研究実績の概要 |
皮膚のメルケル細胞癌(MCC)の多くがポリオーマウイルス(MCPyV)関連神経内分泌癌であると近年判明している。MCCの予後不良に関与する分子生物学的異常については十分解明されていない。SWI/SNF複合体はクロマチン構造の改変に関わる蛋白群で、癌抑制因子としての機能を持ち、その異常が多くの腫瘍の発生や進展に関わることが知られている。我々はMCCにおけるSWI/SNF複合体構成蛋白の発現異常と、それらが予後を含めた臨床病理学的因子に及ぼす影響を検討した。MCCの50例(MCPyV陽性30例,陰性20例)に対しBRG1, BRM, INI1, ARID1Aの免疫染色を施行し、発現の消失・減弱と臨床病理学的因子との比較を行った。BRG1, BRM, INI1, ARID1Aの消失・減弱はそれぞれ5例(10%), 2例(4%),0例,0例で見られた。BRG1の消失・減弱例とそれ以外との間で年齢、性別、病期、MCPyVの有無、予後を比較したが有意な差は認めなかった。MCCにおけるSWI/SNF発現異常の寄与は少ないと考えられる。 Long non-coding RNAのNEAT1(Nuclear Enriched Abundant Transcript 1)はparaspeckle形成に必須の因子で、ウイルス感染時に発現されて種々のcytokineを誘導することが知られている。MCC27例の解析でも、MCPyV陽性MCCはMCPyV陰性MCCより有意にNEAT1発現が高く、paraspeckle(SFPQ)も約2倍になっていた。MCPyV陽性MCCとSFPQ-ChlP seq dataで1.5倍以上増加した遺伝子から15種類のNEAT1関連遺伝子を同定した。

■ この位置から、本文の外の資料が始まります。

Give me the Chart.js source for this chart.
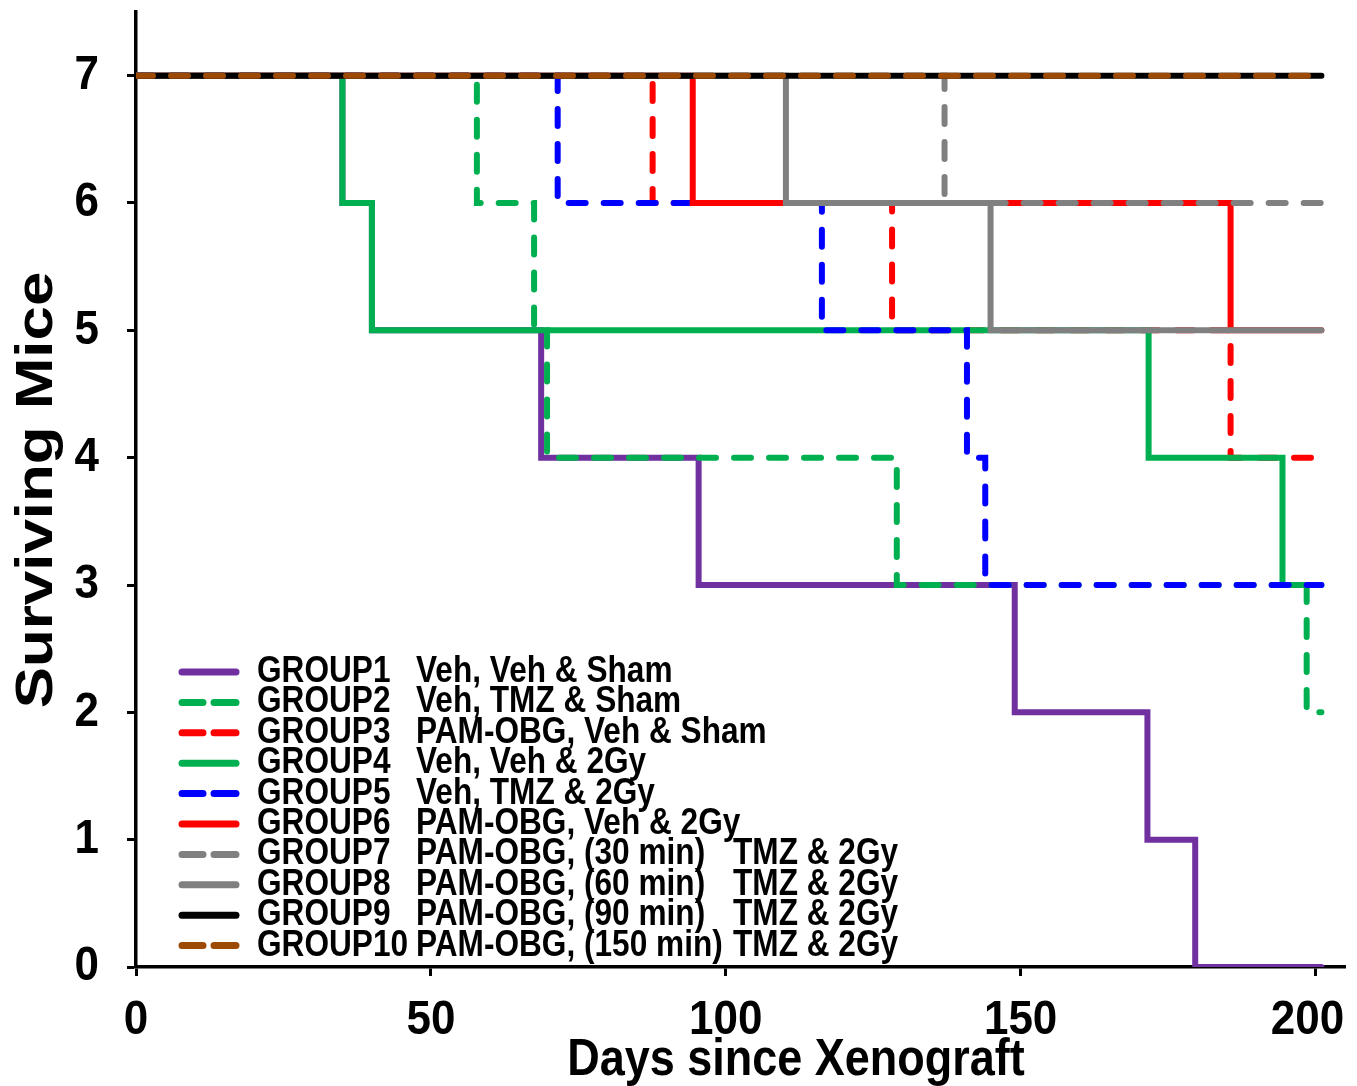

その中の一つの接着因子関連遺伝子GNB1L2の蛋白発現がMCPyV陽性MCCで有意に高いことを示した。
|
今後の研究の推進方策 |
1.免疫調節因子のIDO1と同じトリプトファン代謝経路でのTDO2酵素、キヌレニン、これらの標的であるaryl hydrocarbon receptor(AhR)の発現とMCCにおける腫瘍と腫瘍微小環境における発現と腫瘍ウイルスや予後等の臨床病理学的因子との相関を明らかにしたい。 2.同時に免疫調節因子として有名なPD-1, PD-L1のMCCでの発現とウイルス感染や予後などの臨床病理学的因子との相関を検索する。 3.MCCの発癌機序としてDNAミスマッチ修復機構に関与する遺伝子産物のMLH1, MSH2, MSH4,PMS2の発現の有無とウイルス感染や予後などの臨床病理学的因子との相関を検索する。 4.MCPyV感染のin vitro実験系の樹立に向けて試行を行う。 5.今まで学会発表しているが論文掲載に至っていないデータをできるだけ英文原著として投稿して掲載につなげる。